The line containing "var labelPos = [[1077, 535], [175, 680], [257, 93]];" marks the end: extract everything from the first line of the data through that line, exactly, with no pictures.
_____
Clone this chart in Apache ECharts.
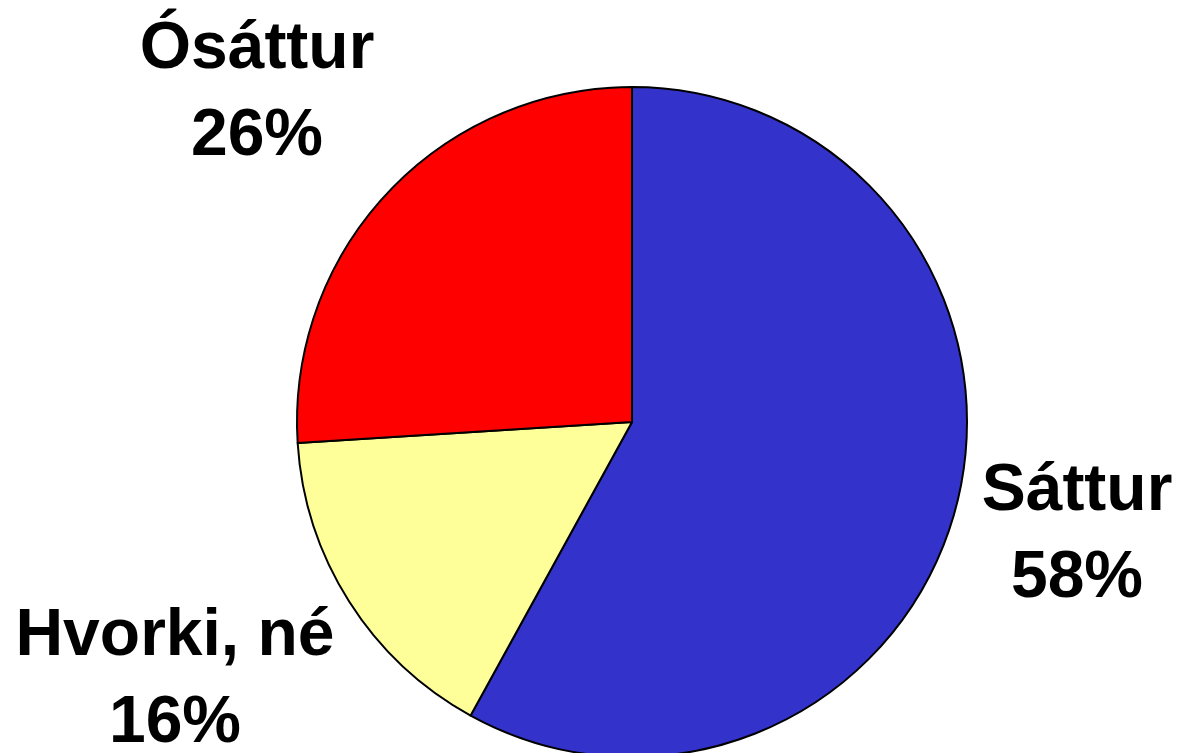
<!DOCTYPE html>
<html>
<head>
<meta charset="utf-8">
<script src="https://cdn.jsdelivr.net/npm/echarts@6/dist/echarts.min.js"></script>
<style>
  html, body { margin: 0; padding: 0; background: #fff; }
  #main { width: 1180px; height: 753px; }
</style>
</head>
<body>
<div id="main"></div>
<script>
// flokkar og gildi (%)
var categories = ['Sáttur', 'Hvorki, né', 'Ósáttur'];
var values = [58, 16, 26];
var colors = ['#3333CC', '#FFFF99', '#FF0000'];

// staðsetning merkja (miðja textablokkar)
var labelPos = [[1077, 535], [175, 680], [257, 93]];

var myChart = echarts.init(document.getElementById('main'));

var data = [];
for (var i = 0; i < categories.length; i++) {
    data.push({ name: categories[i], value: values[i], itemStyle: { color: colors[i] } });
}

var option = {
    animation: false,
    series: [{
        type: 'pie',
        center: [632, 422],
        radius: 335,
        startAngle: 90,
        clockwise: true,
        itemStyle: { borderColor: '#000', borderWidth: 2 },
        label: {
            show: true,
            position: 'outside',
            formatter: '{b}\n{d}%',
            fontFamily: '"Liberation Sans", Arial, sans-serif',
            fontWeight: 'bold',
            fontSize: 66,
            lineHeight: 87,
            color: '#000',
            align: 'center',
            overflow: 'none'
        },
        labelLine: { show: false },
        labelLayout: function (params) {
            var p = labelPos[params.dataIndex];
            return { x: p[0], y: p[1], align: 'center', verticalAlign: 'middle' };
        },
        emphasis: { disabled: true },
        data: data
    }]
};

myChart.setOption(option);
</script>
</body>
</html>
_____
→ **RESULT BELOW**:
Clone this chart in Apache ECharts.
<!DOCTYPE html>
<html>
<head>
<meta charset="utf-8">
<script src="https://cdn.jsdelivr.net/npm/echarts@6/dist/echarts.min.js"></script>
<style>
  html, body { margin: 0; padding: 0; background: #fff; }
  #main { width: 1180px; height: 753px; }
</style>
</head>
<body>
<div id="main"></div>
<script>
// flokkar og gildi (%)
var categories = ['Sáttur', 'Hvorki, né', 'Ósáttur'];
var values = [58, 16, 26];
var colors = ['#3333CC', '#FFFF99', '#FF0000'];

// staðsetning merkja (miðja textablokkar)
var labelPos = [[1077, 535], [175, 680], [257, 93]];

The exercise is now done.